Quite apart from the plainly-writ facial expression, a clear accusation that I’d just be finding more trouble than I already do (and is that even possible?) she declared – quite reasonably – her doubts that a single issue group like The Brexit Party could possibly make an expanded case for their suitability to govern the nation.
Here’s why I take issue with that: is there a party that doesn’t claim to put the NHS, education, national security, care for the elderly and the socially disadvantaged at the heart of their policies? Sure, the Tories insist on actually paying for it, while those two imbeciles Corbyn and Cable would just spend five years running the national debt into the stratosphere before they were cast into the political wilderness. But at heart, apart from the nationalist tendencies of the Scots Nats and Welsh, the security concerns of the Northern Irish, and the tree-hugging of the Greens, most social policies, the ones that affect most people in the UK, are broadly aligned.
I could sit down with Nigel Farage and half a dozen similarly informed people and knock out a socially responsible, nay attractive, election manifesto in a couple of hours. How do you think Corbyn and his communist cabal form their policies to put before the autumn conference every year, or Treason May and her dwindling circle of advisers?
The only difference between them and the Brexit Party or UKIP, is that they have been repeatedly proven to have lied through their back teeth with every general election manifesto that most of us can remember. It’s fairytale fodder to fool the masses in the electoral moment and that’s precisely why this Westminster swamp needs draining.
So, sorry darling, but the application is going in anyway. (Remind me to send flowers and try a new flavour of gin.)
HAVE you ever been poor? Really poor? Back-to-back terrace, outside lavvy and beans on toast for tea poor, with hand-me-down clothes and new shoes only at Whitsuntide, or bought on a Provident cheque for the start of a school year?
I dare say many of my generation and older have. We’ve survived, haven’t we? Prospered even. I’ll bet the incentive to have a bit of that middle class comfort got you out of bed on many a morning you’d rather not have.
According to a story at the bottom of page four today, where Tracy Brabin MP is throwing her working class teddy out of her cot, 11,000 local kids live in what is officially termed ‘poverty’.
I looked up what The Children’s Society define as poverty these days, and it’s a household of two adults and two children who have only £58 a day to live on. Housing costs (rent/mortgage) are excluded. So that’s £406 a week for food, energy, getting to school/work, clothing and other sundry necessities.

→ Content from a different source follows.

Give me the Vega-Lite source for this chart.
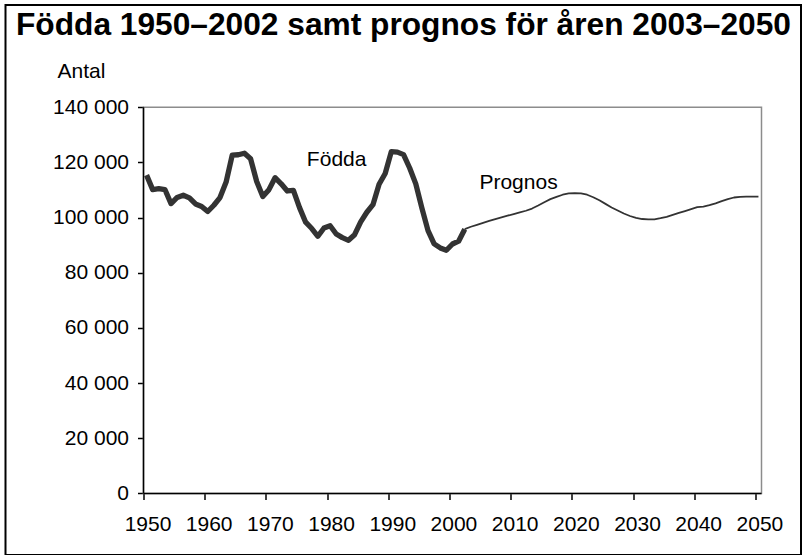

Have you seen what a £100 shop can get you from Aldi? Beans on toast my elbow. And they do proper fashion clothes for buttons at ‘Primarni’ – can’t keep my penniless Uni student daughter out of the place.
Do these people crank the central heating (luxury!) on full in December and open all the windows, because that’s the only way you can get the gas/leccy up to £100 a week, unless you live in the Town Hall.
But then again, the sweethearts have a right to their smartphones don’t they? Netflix and Sky on their flatscreen 4k tellies. Fags and beers on the way to and from the food bank (and I wouldn’t be surprised if some get a taxi there, being frankly too overweight to waddle there).
The only poverty involved in this story is of intelligence, proportionality and common sense. Yes we have needy and disadvantaged people because every society does, even with the best will in the world. But these artificial ‘poverty’ works of hyperbole demean the real issue.